Going back to our above example we see that even though the average ask increased from $10 to $13 and the number of donations increased from 4 to 6, with nearly double the amount raised. That’s the power of matching your customers preferences in a nutshell: *more revenue for the same level of activity.*

Obviously these are just example numbers but the trends hold. Your average donation or sale is directly correlated to how much you ask for. Asking for more will get more. But asking for more means getting fewer donations or sales. By using machine learning to match the ask to the subscriber, we can increase the donation rate at every suggested ask level and bring in more money overall.

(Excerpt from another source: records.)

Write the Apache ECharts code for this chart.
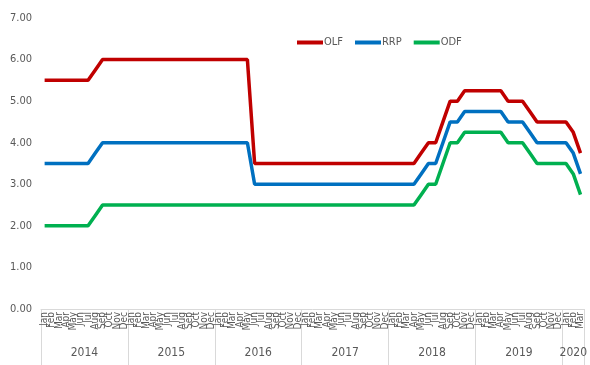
<!DOCTYPE html>
<html>
<head>
<meta charset="utf-8">
<script src="https://cdn.jsdelivr.net/npm/echarts@6/dist/echarts.min.js"></script>
<style>
  html, body { margin: 0; padding: 0; background: #fff; }
  #chart { width: 590px; height: 365px; }
</style>
</head>
<body>
<div id="chart"></div>
<script>
const MONTHS = ['Jan', 'Feb', 'Mar', 'Apr', 'May', 'Jun', 'Jul', 'Aug', 'Sep', 'Oct', 'Nov', 'Dec']
const YEARS = ['2014', '2015', '2016', '2017', '2018', '2019', '2020']
const MONTHS_PER_YEAR = [12, 12, 12, 12, 12, 12, 3]

// policy rates, Jan 2014 .. Mar 2020
const OLF = [
  5.5, 5.5, 5.5, 5.5, 5.5, 5.5, 5.5, 5.75, 6, 6, 6, 6,
  6, 6, 6, 6, 6, 6, 6, 6, 6, 6, 6, 6,
  6, 6, 6, 6, 6, 3.5, 3.5, 3.5, 3.5, 3.5, 3.5, 3.5,
  3.5, 3.5, 3.5, 3.5, 3.5, 3.5, 3.5, 3.5, 3.5, 3.5, 3.5, 3.5,
  3.5, 3.5, 3.5, 3.5, 3.75, 4, 4, 4.5, 5, 5, 5.25, 5.25,
  5.25, 5.25, 5.25, 5.25, 5, 5, 5, 4.75, 4.5, 4.5, 4.5, 4.5,
  4.5, 4.25, 3.75,
]
const RRP = [
  3.5, 3.5, 3.5, 3.5, 3.5, 3.5, 3.5, 3.75, 4, 4, 4, 4,
  4, 4, 4, 4, 4, 4, 4, 4, 4, 4, 4, 4,
  4, 4, 4, 4, 4, 3, 3, 3, 3, 3, 3, 3,
  3, 3, 3, 3, 3, 3, 3, 3, 3, 3, 3, 3,
  3, 3, 3, 3, 3.25, 3.5, 3.5, 4, 4.5, 4.5, 4.75, 4.75,
  4.75, 4.75, 4.75, 4.75, 4.5, 4.5, 4.5, 4.25, 4, 4, 4, 4,
  4, 3.75, 3.25,
]
const ODF = [
  2, 2, 2, 2, 2, 2, 2, 2.25, 2.5, 2.5, 2.5, 2.5,
  2.5, 2.5, 2.5, 2.5, 2.5, 2.5, 2.5, 2.5, 2.5, 2.5, 2.5, 2.5,
  2.5, 2.5, 2.5, 2.5, 2.5, 2.5, 2.5, 2.5, 2.5, 2.5, 2.5, 2.5,
  2.5, 2.5, 2.5, 2.5, 2.5, 2.5, 2.5, 2.5, 2.5, 2.5, 2.5, 2.5,
  2.5, 2.5, 2.5, 2.5, 2.75, 3, 3, 3.5, 4, 4, 4.25, 4.25,
  4.25, 4.25, 4.25, 4.25, 4, 4, 4, 3.75, 3.5, 3.5, 3.5, 3.5,
  3.5, 3.25, 2.75,
]

const FONT = "'Liberation Sans Narrow', 'DejaVu Sans Condensed', sans-serif"
const GREY = '#595959'

// month labels and year boundaries for the two-level category axis
const monthLabels = []
const yearEdges = [0]
const yearMids = []
MONTHS_PER_YEAR.forEach((n) => {
  for (let m = 0; m < n; m++) monthLabels.push(MONTHS[m])
  const start = yearEdges[yearEdges.length - 1]
  yearMids.push(start + n / 2)
  yearEdges.push(start + n)
})
const total = yearEdges[yearEdges.length - 1]

const chart = echarts.init(document.getElementById('chart'), null, { renderer: 'canvas' })

const mkSeries = (name, data, color) => ({
  name,
  type: 'line',
  data,
  symbol: 'none',
  lineStyle: { color, width: 3.5 },
  itemStyle: { color },
  xAxisIndex: 0,
})

chart.setOption({
  animation: false,
  textStyle: { fontFamily: FONT },
  legend: {
    left: 292,
    top: 32,
    icon: 'rect',
    itemWidth: 26,
    itemHeight: 4,
    itemGap: 12,
    textStyle: { color: GREY, fontSize: 11, fontFamily: FONT, padding: [0, 0, 0, -4] },
    data: ['OLF', 'RRP', 'ODF'],
  },
  grid: { left: 41, right: 2, top: 18, bottom: 56 },
  xAxis: [
    {
      type: 'category',
      data: monthLabels,
      boundaryGap: true,
      axisLine: { lineStyle: { color: '#d9d9d9' } },
      axisTick: { show: false },
      axisLabel: {
        interval: 0,
        rotate: 90,
        margin: 3,
        color: GREY,
        fontSize: 10,
        fontFamily: FONT,
      },
    },
    {
      type: 'value',
      position: 'bottom',
      min: 0,
      max: total,
      offset: 56,
      axisLine: { show: false },
      splitLine: { show: false },
      axisTick: {
        show: true,
        inside: true,
        length: 56,
        customValues: yearEdges,
        lineStyle: { color: '#d9d9d9' },
      },
      axisLabel: {
        inside: true,
        margin: 6,
        customValues: yearMids,
        formatter: (v) => YEARS[yearMids.indexOf(v)] || '',
        color: GREY,
        fontSize: 12,
        fontFamily: FONT,
      },
    },
  ],
  yAxis: {
    type: 'value',
    min: 0,
    max: 7,
    interval: 1,
    axisLine: { show: false },
    axisTick: { show: false },
    splitLine: { show: false },
    axisLabel: {
      color: GREY,
      fontSize: 11,
      fontFamily: FONT,
      margin: 9,
      formatter: (v) => v.toFixed(2),
    },
  },
  series: [
    mkSeries('OLF', OLF, '#c00000'),
    mkSeries('RRP', RRP, '#0070c0'),
    mkSeries('ODF', ODF, '#00b050'),
  ],
})
</script>
</body>
</html>
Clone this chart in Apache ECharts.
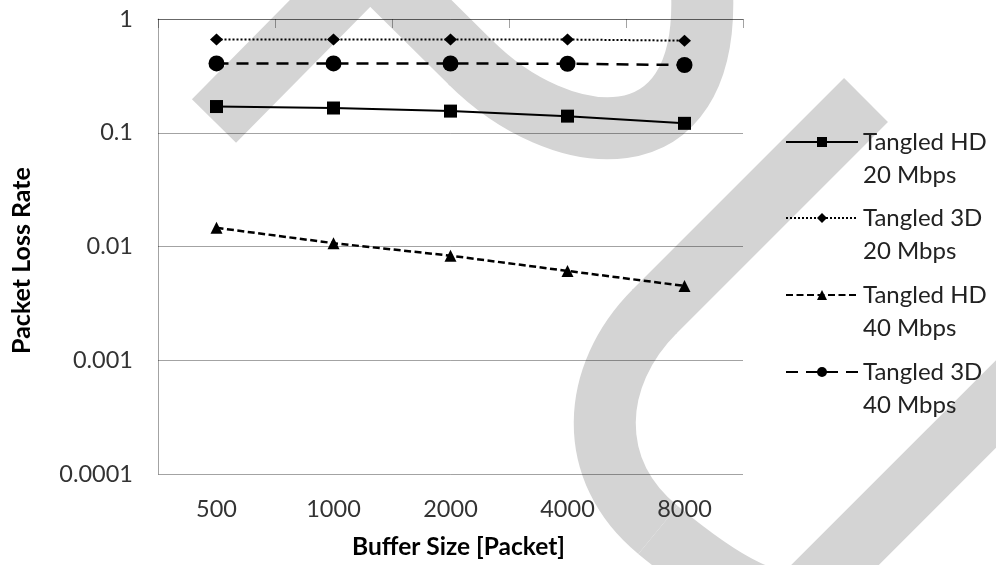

In the places I’ve worked I have seen both an increase in average donation and an increase in number of donations, just from being smarter about the ask. Machine learning gives us the tools to run a much more efficient program overall.

# Conclusions

Both of these examples could be applied to for-profit and non-profit contexts, for email, mail and phone. Really these are generalizable to whatever your challenge is. Any organization trying to market itself through individualizable media — that is anything but TV and internet ads — could benefit from this kind of process.

And there are many, many more things you can do! The sky is the limit. My goal here today is only to give someone who might have trouble conceptualizing how Machine Learning works at a business to get a better idea so they can start their own journey.